On the other hand, this makes for a much more cogent player experience, as you realize when an NPC you rescued earlier goes on to slay the curator of your primary bonfire and steals off into the city of Anor Londo, leaving you to track him down and set things right. Or when you decided to tell that nice pyromancer where exactly you were taught those powerful chaotic spells, only for him to attack you when next you return to Blighttown, having lost his sanity on the journey to further his mastery of the flame. Whenever the game world changes, there’s no turning back.

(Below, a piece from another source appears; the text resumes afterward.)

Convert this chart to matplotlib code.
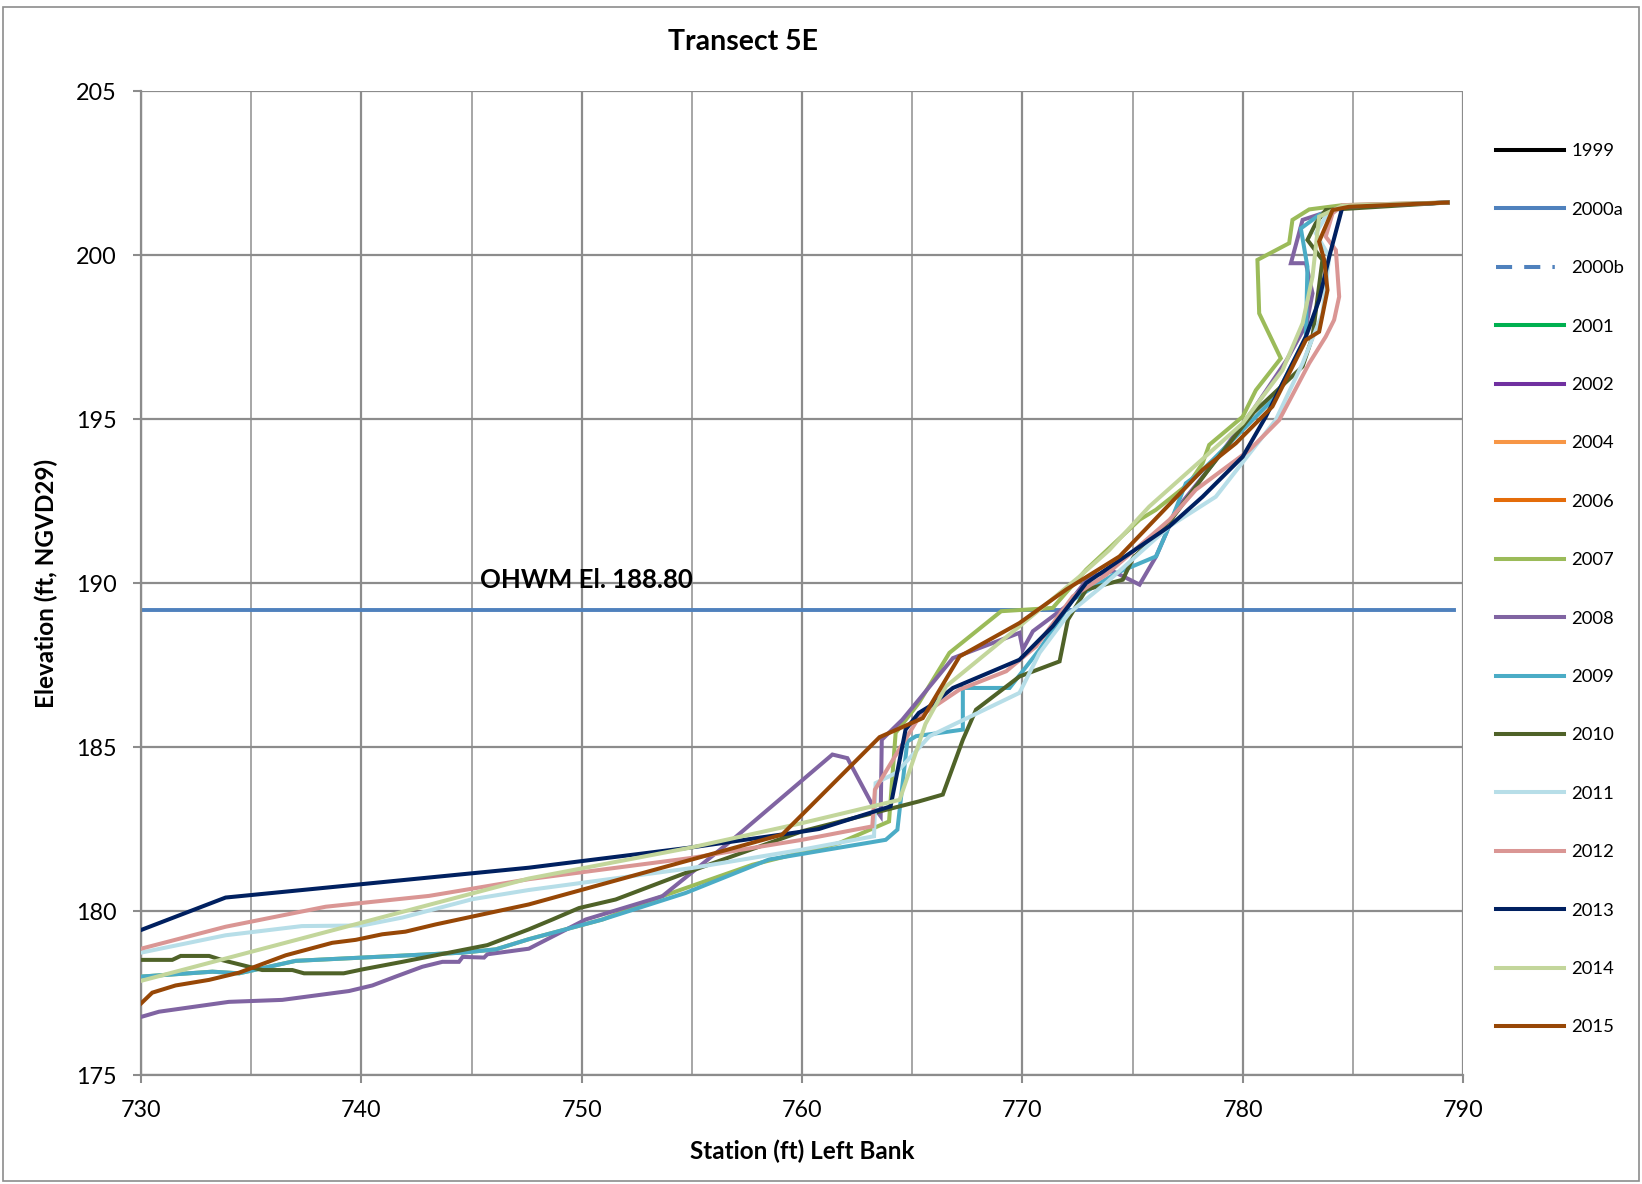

In this manner, the permanence resulting from the autosave feature brings about a tangible presence of consequence, and with it, wilfulness: because the player’s actions have a lasting effect in the game world, they are more heavily weighed and deliberated upon. It’s a far cry from the tactic of saving right before the buttons in Deus Ex: Human Revolution and gaining instant access to four of the game’s diverging endings.
On top of having a rather prominent autosave feature, Dark Souls also sports an in-game option to save your progress while quitting to the title screen. This performs all the same functions as autosaving alongside one additional benefit: it is determined by the player. At first this might not seem like an important enough detail to note. In truth, however, it provides the player with a mechanic that can be utilized to punctuate his or her game session at a whim.
Bearing in mind how lengthy a new area can be prior to discovering new checkpoints, opening up shortcuts and interlinking the area into another area already explored, the gameplay sections of Dark Souls tend to be quite time consuming, not least due to their difficulty. Giving the player the option to save at a moment’s notice and record not only their full status but also their exact location opens the game up to a new layer of accessibility. In this way, a gaming session need not last at least as long as a gameplay section — you can save and quit in the middle of fighting a large mob of goblins if the bathroom abruptly calls, or you can end the session right before a boss fight if you feel that you currently lack the nerve for it.
Being able to start the game anywhere at any time and put it down whenever you feel like it means that the game can be played to suit the player. Furthermore, this is achieved without the player needing to seek out actions that trigger an autosave, or in other words, without the player needing to act to facilitate the game’s desire to save. For a game that is normally unaccommodating to the player, you can see why this is somewhat out of character.
Not that the save features of Dark Souls are in any way unwelcomed. As someone who played most of Dark Souls’ predecessor, Demon’s Souls, under the mistaken belief that the game could only be safely saved at a checkpoint, the fact that you can save your progress at any given time is something of a godsend. For one reason or another, my time with Demon’s Souls was one largely governed by how long it takes to get from one checkpoint to another. Knowing now that I could have loaded the game up at any point and put it down whenever I wanted or needed to gives me a tremendous appreciation for the ‘increased’ accessibility, as well as making me feel quite silly.
Between shaping the game to be far more convenient to the player’s gaming needs and imbuing the player’s actions with a sense of consequence (thereby bolstering the game’s atmosphere), the save features in Dark Souls seem to serve two opposing masters — one of accessibility, one of punishment — yet manage so to the unfaltering benefit of the player. In its cruel kindness, Dark Souls is undoubtedly a better game for having them. Ultimately, it is fascinating how much of an impact such a small and familiar game element can accomplish when well designed.